_Source material:_
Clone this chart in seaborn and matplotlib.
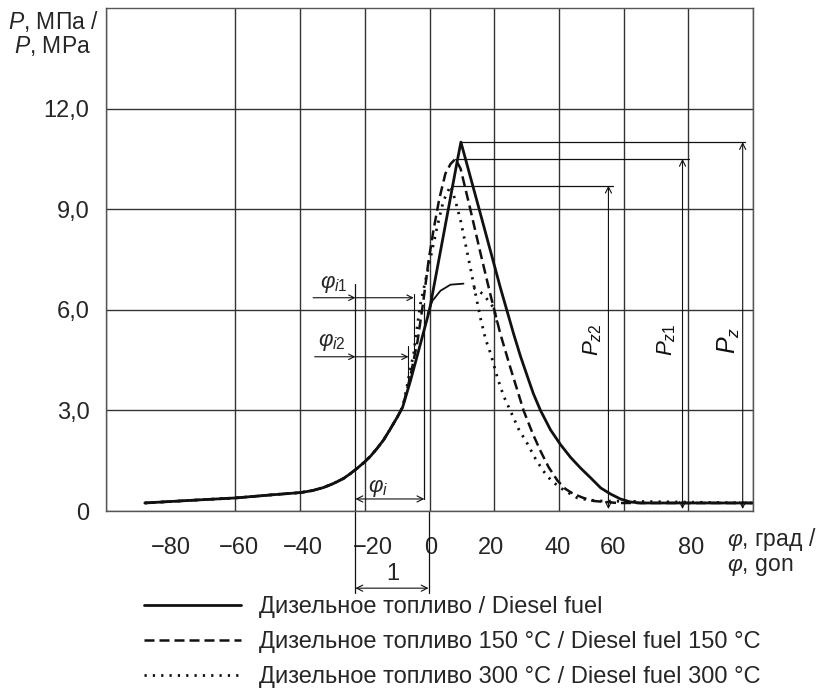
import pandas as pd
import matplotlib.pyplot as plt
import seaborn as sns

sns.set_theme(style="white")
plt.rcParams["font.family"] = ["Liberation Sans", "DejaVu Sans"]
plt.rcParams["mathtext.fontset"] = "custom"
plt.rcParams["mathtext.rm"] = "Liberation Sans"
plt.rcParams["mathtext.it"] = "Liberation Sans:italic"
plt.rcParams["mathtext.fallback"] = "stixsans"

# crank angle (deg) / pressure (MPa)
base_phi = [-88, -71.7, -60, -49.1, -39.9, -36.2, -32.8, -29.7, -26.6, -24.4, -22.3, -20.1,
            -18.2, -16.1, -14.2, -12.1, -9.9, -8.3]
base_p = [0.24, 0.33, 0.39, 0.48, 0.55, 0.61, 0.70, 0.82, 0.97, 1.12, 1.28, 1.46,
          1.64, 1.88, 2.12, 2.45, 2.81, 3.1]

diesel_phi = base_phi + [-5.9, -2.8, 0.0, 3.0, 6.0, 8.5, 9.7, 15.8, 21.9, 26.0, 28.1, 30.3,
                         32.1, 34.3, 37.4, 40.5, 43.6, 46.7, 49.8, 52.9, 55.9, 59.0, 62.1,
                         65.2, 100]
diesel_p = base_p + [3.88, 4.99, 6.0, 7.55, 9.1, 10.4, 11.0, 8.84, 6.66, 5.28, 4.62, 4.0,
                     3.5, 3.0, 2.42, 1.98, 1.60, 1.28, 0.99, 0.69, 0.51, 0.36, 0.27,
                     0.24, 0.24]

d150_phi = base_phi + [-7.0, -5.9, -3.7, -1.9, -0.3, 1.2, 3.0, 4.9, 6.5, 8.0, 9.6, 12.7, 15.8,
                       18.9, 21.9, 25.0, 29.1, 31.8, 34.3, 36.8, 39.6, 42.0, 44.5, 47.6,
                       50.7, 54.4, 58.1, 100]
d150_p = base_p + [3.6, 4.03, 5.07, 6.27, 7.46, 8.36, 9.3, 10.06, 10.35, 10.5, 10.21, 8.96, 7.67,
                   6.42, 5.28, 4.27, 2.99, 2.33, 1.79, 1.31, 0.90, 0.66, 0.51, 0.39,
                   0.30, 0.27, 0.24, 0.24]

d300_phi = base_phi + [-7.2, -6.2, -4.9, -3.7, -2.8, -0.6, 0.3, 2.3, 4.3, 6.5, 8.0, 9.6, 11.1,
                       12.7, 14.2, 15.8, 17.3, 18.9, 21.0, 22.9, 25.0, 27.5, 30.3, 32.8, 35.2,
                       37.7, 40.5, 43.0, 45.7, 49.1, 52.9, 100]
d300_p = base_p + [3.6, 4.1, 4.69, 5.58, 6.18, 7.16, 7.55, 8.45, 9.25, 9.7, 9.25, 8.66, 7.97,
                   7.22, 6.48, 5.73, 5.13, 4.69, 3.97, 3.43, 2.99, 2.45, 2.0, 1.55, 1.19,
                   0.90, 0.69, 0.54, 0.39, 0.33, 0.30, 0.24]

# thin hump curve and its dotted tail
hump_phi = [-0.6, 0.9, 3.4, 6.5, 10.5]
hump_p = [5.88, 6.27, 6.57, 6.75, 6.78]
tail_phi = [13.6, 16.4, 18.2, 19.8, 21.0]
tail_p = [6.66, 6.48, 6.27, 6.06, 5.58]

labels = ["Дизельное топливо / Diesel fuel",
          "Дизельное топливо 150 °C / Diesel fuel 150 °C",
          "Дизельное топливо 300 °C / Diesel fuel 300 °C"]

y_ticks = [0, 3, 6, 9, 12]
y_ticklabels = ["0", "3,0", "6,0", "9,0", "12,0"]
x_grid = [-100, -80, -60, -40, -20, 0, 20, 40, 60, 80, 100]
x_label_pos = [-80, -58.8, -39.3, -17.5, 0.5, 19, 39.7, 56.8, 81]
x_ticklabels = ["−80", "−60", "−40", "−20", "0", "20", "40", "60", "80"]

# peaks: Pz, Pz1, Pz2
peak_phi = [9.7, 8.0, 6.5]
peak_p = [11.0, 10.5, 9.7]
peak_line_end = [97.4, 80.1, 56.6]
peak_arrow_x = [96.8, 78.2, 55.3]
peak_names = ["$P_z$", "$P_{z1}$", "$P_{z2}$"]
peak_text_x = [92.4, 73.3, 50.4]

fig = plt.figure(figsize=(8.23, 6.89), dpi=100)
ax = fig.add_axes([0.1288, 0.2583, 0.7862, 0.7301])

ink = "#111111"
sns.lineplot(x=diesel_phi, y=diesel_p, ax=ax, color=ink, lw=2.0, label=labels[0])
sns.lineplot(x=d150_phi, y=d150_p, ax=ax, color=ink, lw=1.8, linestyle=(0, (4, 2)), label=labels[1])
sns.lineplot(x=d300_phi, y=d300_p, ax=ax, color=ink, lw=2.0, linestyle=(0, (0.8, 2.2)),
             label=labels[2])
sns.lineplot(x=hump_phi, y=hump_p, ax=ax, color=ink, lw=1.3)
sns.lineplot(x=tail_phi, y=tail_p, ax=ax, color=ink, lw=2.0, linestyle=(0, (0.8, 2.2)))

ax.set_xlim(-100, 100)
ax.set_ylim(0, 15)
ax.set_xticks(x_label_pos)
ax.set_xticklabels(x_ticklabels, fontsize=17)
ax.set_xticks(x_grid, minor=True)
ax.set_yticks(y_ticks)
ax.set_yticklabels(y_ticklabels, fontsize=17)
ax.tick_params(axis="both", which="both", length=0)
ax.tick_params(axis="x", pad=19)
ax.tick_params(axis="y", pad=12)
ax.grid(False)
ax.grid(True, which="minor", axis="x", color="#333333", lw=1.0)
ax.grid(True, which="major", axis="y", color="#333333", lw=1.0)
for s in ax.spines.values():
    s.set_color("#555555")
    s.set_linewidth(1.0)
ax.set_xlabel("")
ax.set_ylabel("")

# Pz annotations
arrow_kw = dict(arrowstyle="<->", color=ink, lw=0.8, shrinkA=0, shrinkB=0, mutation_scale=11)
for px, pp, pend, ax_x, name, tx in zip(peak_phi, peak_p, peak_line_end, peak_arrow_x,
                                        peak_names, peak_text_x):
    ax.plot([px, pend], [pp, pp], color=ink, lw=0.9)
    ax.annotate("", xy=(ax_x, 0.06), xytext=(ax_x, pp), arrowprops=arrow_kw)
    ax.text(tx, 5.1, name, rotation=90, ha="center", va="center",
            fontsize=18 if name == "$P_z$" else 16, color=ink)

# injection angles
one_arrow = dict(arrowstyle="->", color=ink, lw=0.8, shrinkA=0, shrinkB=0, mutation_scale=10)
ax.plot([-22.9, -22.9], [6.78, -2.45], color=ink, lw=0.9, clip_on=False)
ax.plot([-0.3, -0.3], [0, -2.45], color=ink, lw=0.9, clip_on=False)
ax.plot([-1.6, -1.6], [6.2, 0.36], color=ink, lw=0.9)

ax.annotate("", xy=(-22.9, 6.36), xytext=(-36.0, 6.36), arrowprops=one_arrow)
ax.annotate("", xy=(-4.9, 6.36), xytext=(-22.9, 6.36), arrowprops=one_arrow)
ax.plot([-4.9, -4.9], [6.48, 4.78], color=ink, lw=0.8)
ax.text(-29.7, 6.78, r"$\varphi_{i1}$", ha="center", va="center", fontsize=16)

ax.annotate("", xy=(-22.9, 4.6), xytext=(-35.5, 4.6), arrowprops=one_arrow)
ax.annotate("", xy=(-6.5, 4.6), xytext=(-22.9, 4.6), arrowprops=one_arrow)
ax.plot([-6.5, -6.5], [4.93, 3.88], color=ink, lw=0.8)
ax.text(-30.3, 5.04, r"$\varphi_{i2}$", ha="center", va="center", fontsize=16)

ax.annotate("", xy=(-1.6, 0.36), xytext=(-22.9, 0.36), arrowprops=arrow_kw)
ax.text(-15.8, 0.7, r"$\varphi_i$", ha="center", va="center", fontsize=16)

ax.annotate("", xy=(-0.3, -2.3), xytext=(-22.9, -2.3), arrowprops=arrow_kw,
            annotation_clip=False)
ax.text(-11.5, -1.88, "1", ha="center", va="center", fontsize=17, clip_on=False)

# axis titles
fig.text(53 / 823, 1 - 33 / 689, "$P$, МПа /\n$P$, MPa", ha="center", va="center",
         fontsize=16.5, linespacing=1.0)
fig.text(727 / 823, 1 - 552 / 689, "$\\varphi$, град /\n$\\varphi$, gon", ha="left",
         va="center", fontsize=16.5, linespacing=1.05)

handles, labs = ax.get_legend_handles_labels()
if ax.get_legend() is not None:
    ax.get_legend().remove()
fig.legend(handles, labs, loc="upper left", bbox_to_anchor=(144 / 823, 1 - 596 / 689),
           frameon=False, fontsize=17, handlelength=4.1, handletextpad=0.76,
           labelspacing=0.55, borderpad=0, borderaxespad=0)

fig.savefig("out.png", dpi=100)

_What is asked:_ Your task is to return the lines above, from the first one up to and including the line containing "1.64, 1.88, 2.12, 2.45, 2.81, 3.1]", minus any pictures.

_Task result:_
Clone this chart in seaborn and matplotlib.
import pandas as pd
import matplotlib.pyplot as plt
import seaborn as sns

sns.set_theme(style="white")
plt.rcParams["font.family"] = ["Liberation Sans", "DejaVu Sans"]
plt.rcParams["mathtext.fontset"] = "custom"
plt.rcParams["mathtext.rm"] = "Liberation Sans"
plt.rcParams["mathtext.it"] = "Liberation Sans:italic"
plt.rcParams["mathtext.fallback"] = "stixsans"

# crank angle (deg) / pressure (MPa)
base_phi = [-88, -71.7, -60, -49.1, -39.9, -36.2, -32.8, -29.7, -26.6, -24.4, -22.3, -20.1,
            -18.2, -16.1, -14.2, -12.1, -9.9, -8.3]
base_p = [0.24, 0.33, 0.39, 0.48, 0.55, 0.61, 0.70, 0.82, 0.97, 1.12, 1.28, 1.46,
          1.64, 1.88, 2.12, 2.45, 2.81, 3.1]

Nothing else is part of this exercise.